→ TASK DIRECTIONS
Print all of the lines exactly. Any picture among them stays out.

→ DATA LINES

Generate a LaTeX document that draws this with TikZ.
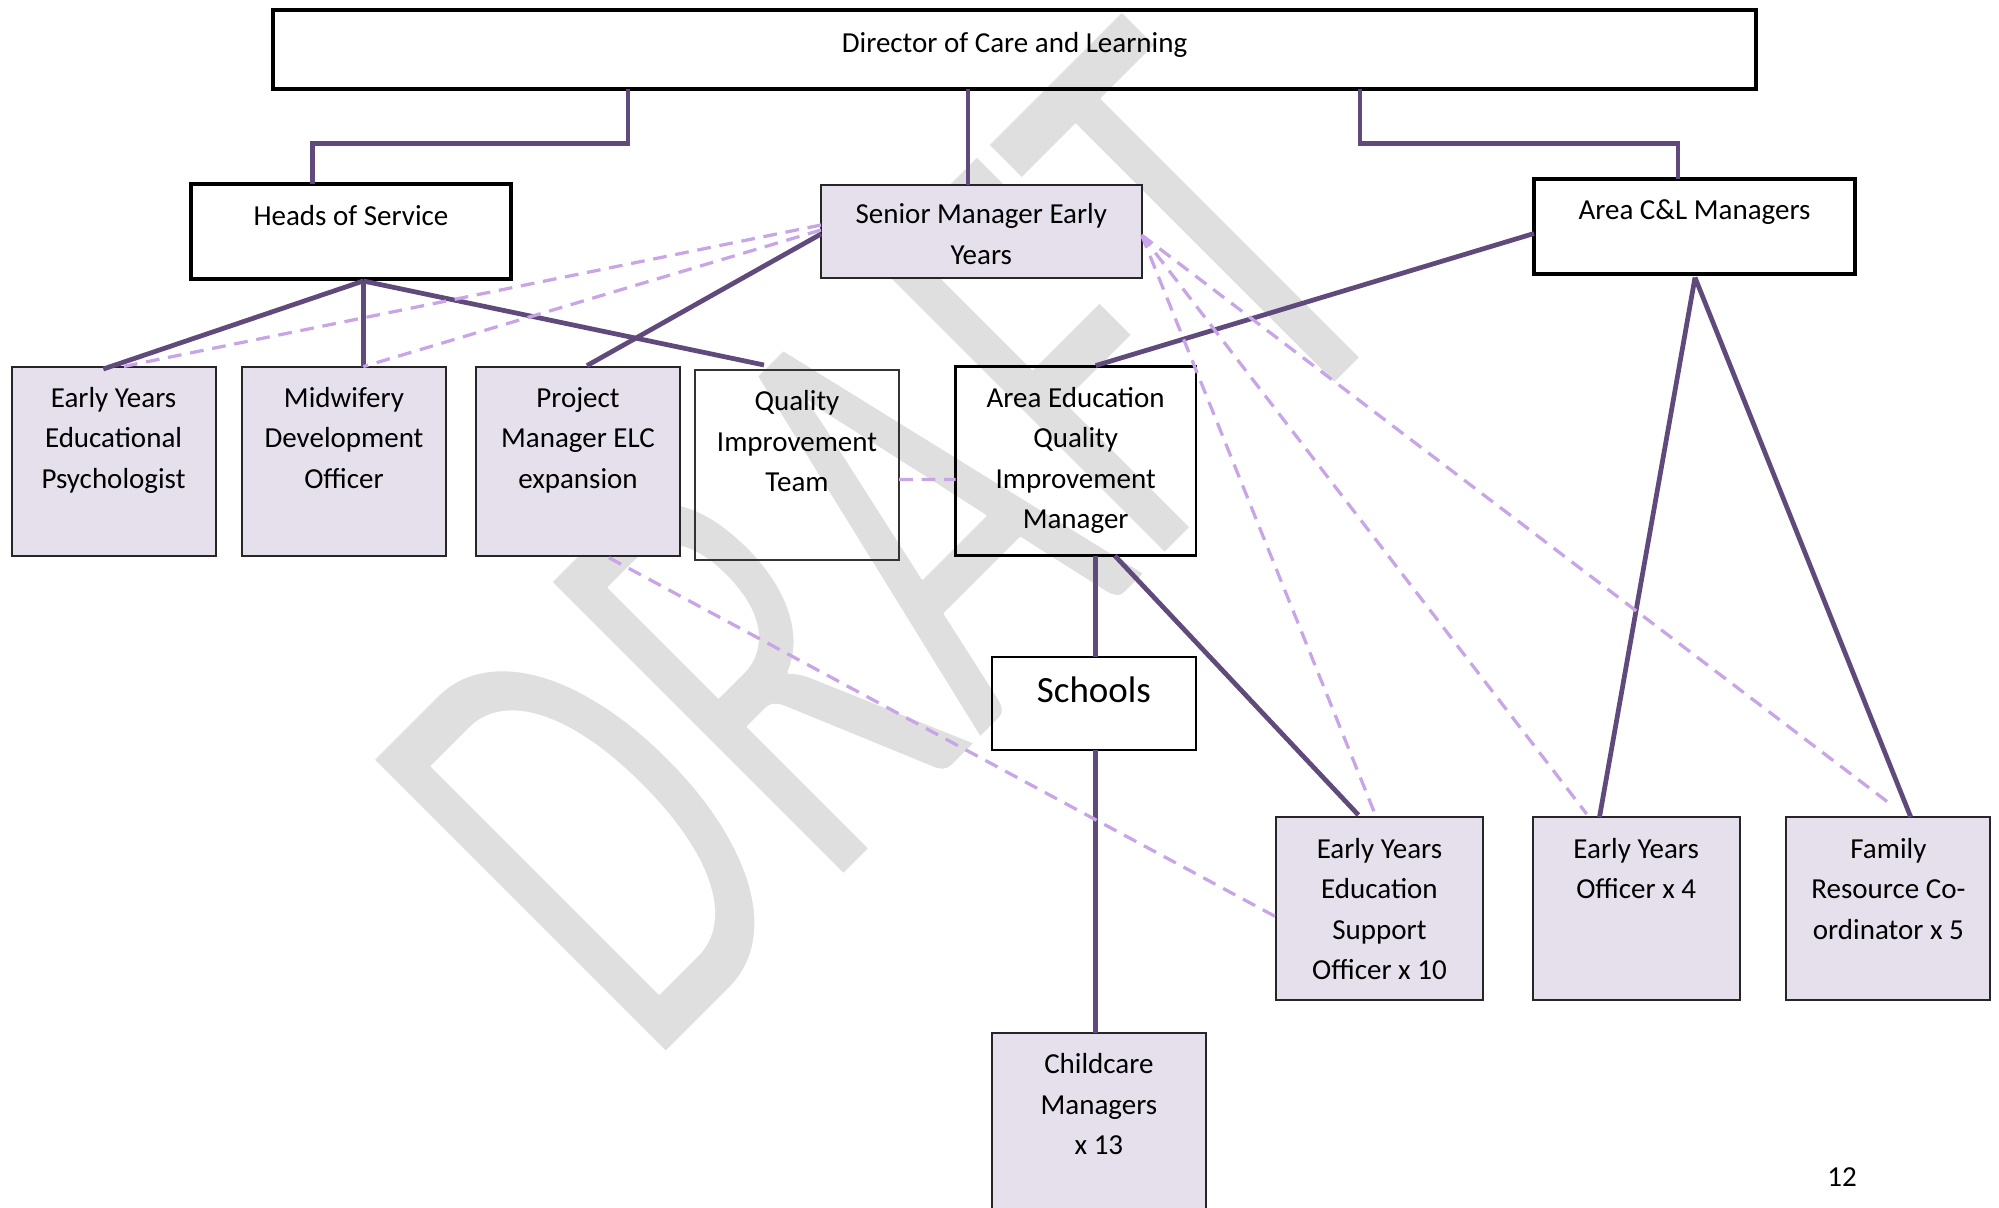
\documentclass[tikz,border=0pt]{standalone}
\usepackage{fontspec}
\setmainfont{Carlito}
\usetikzlibrary{calc}
\definecolor{connc}{HTML}{604A7B}
\definecolor{dashc}{RGB}{200,165,230}
\definecolor{lav}{HTML}{E5E0EC}
\definecolor{wmark}{RGB}{223,223,223}
\newdimen\pxu \pxu=0.4pt
\newcommand{\boxtext}[4]{\parbox[c][#2\pxu][t]{#1\pxu}{\centering\rule{0pt}{#3\pxu}#4\par}}
\tikzset{
  orgbox/.style={draw=black, inner sep=0pt, outer sep=0pt, anchor=north west, line width=1.2pt},
  lavbox/.style={orgbox, fill=lav, draw=black!85, line width=0.8pt},
  thinbox/.style={orgbox, draw=black!80, line width=0.8pt},
  conn/.style={draw=connc, line width=1.9pt},
  dotconn/.style={draw=dashc, line width=1.3pt, dash pattern=on 5.5pt off 3.5pt},
}
\begin{document}
\begin{tikzpicture}[x=0.4pt, y=-0.4pt, every node/.style={font=\fontsize{11.6pt}{16.24pt}\selectfont}]
\useasboundingbox (0,0) rectangle (1999,1207);
% watermark
\begin{scope}[shift={(646.5,1071.6)}, rotate=45, xscale=0.63]
\node[transform shape, anchor=base west, inner sep=0pt, outer sep=0pt, text=wmark, font=\fontsize{258pt}{260pt}\selectfont] (wm) at (0,0) {\special{pdf:literal direct 2 Tr 1 1 1 RG 1 w 1 j}DRAFT\special{pdf:literal direct 0 Tr}};
\end{scope}
% boxes
\node[orgbox, line width=1.3pt] (dir) at (273,10) {\boxtext{1483}{79}{42.6}{Director of Care and Learning}};
\node[orgbox, line width=1.3pt] (hos) at (191,184) {\boxtext{320}{95}{41}{Heads of Service}};
\node[lavbox] (sme) at (821,184.5) {\boxtext{320.6}{93.5}{39}{Senior Manager Early\\Years}};
\node[orgbox, line width=1.3pt] (acl) at (1534,179) {\boxtext{321}{95}{40}{Area C\&L Managers}};
\node[lavbox] (eyep) at (11.5,366.6) {\boxtext{204.1}{189.1}{40.5}{Early Years\\Educational\\Psychologist}};
\node[lavbox] (mdo) at (242,366.6) {\boxtext{204}{189.1}{40.5}{Midwifery\\Development\\Officer}};
\node[lavbox] (pm) at (476,366.6) {\boxtext{204}{189.1}{40.5}{Project\\Manager ELC\\expansion}};
\node[thinbox] (qit) at (695,370) {\boxtext{204}{189.5}{40.5}{Quality\\Improvement\\Team}};
\node[orgbox, line width=1.0pt] (aeqim) at (955.5,366.6) {\boxtext{240.3}{189.1}{40.5}{Area Education\\Quality\\Improvement\\Manager}};
\node[orgbox, line width=0.9pt] (schools) at (992,657) {\boxtext{203.8}{93}{45.5}{\fontsize{14.8pt}{20pt}\selectfont Schools}};
\node[lavbox] (ccm) at (992,1033) {\boxtext{213.8}{220}{40.7}{Childcare\\Managers\\x 13}};
\node[lavbox] (eyeso) at (1275.5,817) {\boxtext{207.9}{182.6}{41}{Early Years\\Education\\Support\\Officer x 10}};
\node[lavbox] (eyo) at (1532.5,817) {\boxtext{207.3}{182.6}{41}{Early Years\\Officer x 4}};
\node[lavbox] (frc) at (1786.4,817) {\boxtext{204}{182.6}{41}{Family\\Resource Co-\\ordinator x 5}};
\node[anchor=base, inner sep=0pt] (pg) at (1842,1186.8) {12};
% solid connectors
\draw[conn] ($(dir.south west)+(355,0)$) -- ++(0,54.5) -| ($(hos.north west)+(121.5,0)$);
\draw[conn] ($(dir.south west)+(695,0)$) -- ($(sme.north west)+(147,0)$);
\draw[conn] ($(dir.south west)+(1087,0)$) -- ++(0,54.5) -| ($(acl.north west)+(144,0)$);
\draw[conn] ($(hos.south west)+(172.3,2)$) -- ($(eyep.north west)+(91.8,2.4)$);
\draw[conn] ($(hos.south west)+(172.3,2)$) -- ($(mdo.north west)+(121.3,0)$);
\draw[conn] ($(hos.south west)+(172.3,2)$) -- ($(qit.north west)+(69,-5)$);
\draw[conn] ($(sme.north west)+(0,49.5)$) -- ($(pm.north west)+(111,-1)$);
\draw[conn] ($(acl.north west)+(0,54.5)$) -- ($(aeqim.north west)+(140.2,-1)$);
\draw[conn] ($(aeqim.south west)+(140.2,0)$) -- ($(schools.north west)+(103.7,0)$);
\draw[conn] ($(schools.south west)+(103.7,0)$) -- ($(ccm.north west)+(103.7,0)$);
\draw[conn] ($(aeqim.south west)+(159.3,0)$) -- ($(eyeso.north west)+(82.9,-2)$);
\draw[conn] ($(acl.south west)+(161,3.5)$) -- ($(eyo.north west)+(67,0)$);
\draw[conn] ($(acl.south west)+(161,3.5)$) -- ($(frc.north west)+(124.3,0)$);
% dashed connectors
\draw[dotconn] ($(sme.north west)+(0,40.5)$) -- ($(eyep.north west)+(111.5,0)$);
\draw[dotconn] ($(sme.north west)+(0,45.5)$) -- ($(mdo.north west)+(121.3,0)$);
\draw[dotconn] ($(qit.north east)+(0,109.5)$) -- ($(aeqim.north west)+(0,113)$);
\draw[dotconn] ($(pm.south west)+(133,2)$) -- ($(eyeso.north west)+(0,99.6)$);
\draw[dotconn] ($(sme.north east)+(0,50.5)$) -- ($(eyeso.north west)+(99.5,-3)$);
\draw[dotconn] ($(sme.north east)+(0,50.5)$) -- ($(eyo.north west)+(54.2,-3)$);
\draw[dotconn] ($(sme.north east)+(0,50.5)$) -- ($(frc.north west)+(106.6,-11)$);
\end{tikzpicture}
\end{document}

→ OUTPUT FOR THIS EXERCISE
Generate a LaTeX document that draws this with TikZ.
\documentclass[tikz,border=0pt]{standalone}
\usepackage{fontspec}
\setmainfont{Carlito}
\usetikzlibrary{calc}
\definecolor{connc}{HTML}{604A7B}
\definecolor{dashc}{RGB}{200,165,230}
\definecolor{lav}{HTML}{E5E0EC}
\definecolor{wmark}{RGB}{223,223,223}
\newdimen\pxu \pxu=0.4pt
\newcommand{\boxtext}[4]{\parbox[c][#2\pxu][t]{#1\pxu}{\centering\rule{0pt}{#3\pxu}#4\par}}
\tikzset{
  orgbox/.style={draw=black, inner sep=0pt, outer sep=0pt, anchor=north west, line width=1.2pt},
  lavbox/.style={orgbox, fill=lav, draw=black!85, line width=0.8pt},
  thinbox/.style={orgbox, draw=black!80, line width=0.8pt},
  conn/.style={draw=connc, line width=1.9pt},
  dotconn/.style={draw=dashc, line width=1.3pt, dash pattern=on 5.5pt off 3.5pt},
}
\begin{document}
\begin{tikzpicture}[x=0.4pt, y=-0.4pt, every node/.style={font=\fontsize{11.6pt}{16.24pt}\selectfont}]
\useasboundingbox (0,0) rectangle (1999,1207);
% watermark
\begin{scope}[shift={(646.5,1071.6)}, rotate=45, xscale=0.63]
\node[transform shape, anchor=base west, inner sep=0pt, outer sep=0pt, text=wmark, font=\fontsize{258pt}{260pt}\selectfont] (wm) at (0,0) {\special{pdf:literal direct 2 Tr 1 1 1 RG 1 w 1 j}DRAFT\special{pdf:literal direct 0 Tr}};
\end{scope}
% boxes
\node[orgbox, line width=1.3pt] (dir) at (273,10) {\boxtext{1483}{79}{42.6}{Director of Care and Learning}};
\node[orgbox, line width=1.3pt] (hos) at (191,184) {\boxtext{320}{95}{41}{Heads of Service}};
\node[lavbox] (sme) at (821,184.5) {\boxtext{320.6}{93.5}{39}{Senior Manager Early\\Years}};
\node[orgbox, line width=1.3pt] (acl) at (1534,179) {\boxtext{321}{95}{40}{Area C\&L Managers}};
\node[lavbox] (eyep) at (11.5,366.6) {\boxtext{204.1}{189.1}{40.5}{Early Years\\Educational\\Psychologist}};
\node[lavbox] (mdo) at (242,366.6) {\boxtext{204}{189.1}{40.5}{Midwifery\\Development\\Officer}};
\node[lavbox] (pm) at (476,366.6) {\boxtext{204}{189.1}{40.5}{Project\\Manager ELC\\expansion}};
\node[thinbox] (qit) at (695,370) {\boxtext{204}{189.5}{40.5}{Quality\\Improvement\\Team}};
\node[orgbox, line width=1.0pt] (aeqim) at (955.5,366.6) {\boxtext{240.3}{189.1}{40.5}{Area Education\\Quality\\Improvement\\Manager}};
\node[orgbox, line width=0.9pt] (schools) at (992,657) {\boxtext{203.8}{93}{45.5}{\fontsize{14.8pt}{20pt}\selectfont Schools}};
\node[lavbox] (ccm) at (992,1033) {\boxtext{213.8}{220}{40.7}{Childcare\\Managers\\x 13}};
\node[lavbox] (eyeso) at (1275.5,817) {\boxtext{207.9}{182.6}{41}{Early Years\\Education\\Support\\Officer x 10}};
\node[lavbox] (eyo) at (1532.5,817) {\boxtext{207.3}{182.6}{41}{Early Years\\Officer x 4}};
\node[lavbox] (frc) at (1786.4,817) {\boxtext{204}{182.6}{41}{Family\\Resource Co-\\ordinator x 5}};
\node[anchor=base, inner sep=0pt] (pg) at (1842,1186.8) {12};
% solid connectors
\draw[conn] ($(dir.south west)+(355,0)$) -- ++(0,54.5) -| ($(hos.north west)+(121.5,0)$);
\draw[conn] ($(dir.south west)+(695,0)$) -- ($(sme.north west)+(147,0)$);
\draw[conn] ($(dir.south west)+(1087,0)$) -- ++(0,54.5) -| ($(acl.north west)+(144,0)$);
\draw[conn] ($(hos.south west)+(172.3,2)$) -- ($(eyep.north west)+(91.8,2.4)$);
\draw[conn] ($(hos.south west)+(172.3,2)$) -- ($(mdo.north west)+(121.3,0)$);
\draw[conn] ($(hos.south west)+(172.3,2)$) -- ($(qit.north west)+(69,-5)$);
\draw[conn] ($(sme.north west)+(0,49.5)$) -- ($(pm.north west)+(111,-1)$);
\draw[conn] ($(acl.north west)+(0,54.5)$) -- ($(aeqim.north west)+(140.2,-1)$);
\draw[conn] ($(aeqim.south west)+(140.2,0)$) -- ($(schools.north west)+(103.7,0)$);
\draw[conn] ($(schools.south west)+(103.7,0)$) -- ($(ccm.north west)+(103.7,0)$);
\draw[conn] ($(aeqim.south west)+(159.3,0)$) -- ($(eyeso.north west)+(82.9,-2)$);
\draw[conn] ($(acl.south west)+(161,3.5)$) -- ($(eyo.north west)+(67,0)$);
\draw[conn] ($(acl.south west)+(161,3.5)$) -- ($(frc.north west)+(124.3,0)$);
% dashed connectors
\draw[dotconn] ($(sme.north west)+(0,40.5)$) -- ($(eyep.north west)+(111.5,0)$);
\draw[dotconn] ($(sme.north west)+(0,45.5)$) -- ($(mdo.north west)+(121.3,0)$);
\draw[dotconn] ($(qit.north east)+(0,109.5)$) -- ($(aeqim.north west)+(0,113)$);
\draw[dotconn] ($(pm.south west)+(133,2)$) -- ($(eyeso.north west)+(0,99.6)$);
\draw[dotconn] ($(sme.north east)+(0,50.5)$) -- ($(eyeso.north west)+(99.5,-3)$);
\draw[dotconn] ($(sme.north east)+(0,50.5)$) -- ($(eyo.north west)+(54.2,-3)$);
\draw[dotconn] ($(sme.north east)+(0,50.5)$) -- ($(frc.north west)+(106.6,-11)$);
\end{tikzpicture}
\end{document}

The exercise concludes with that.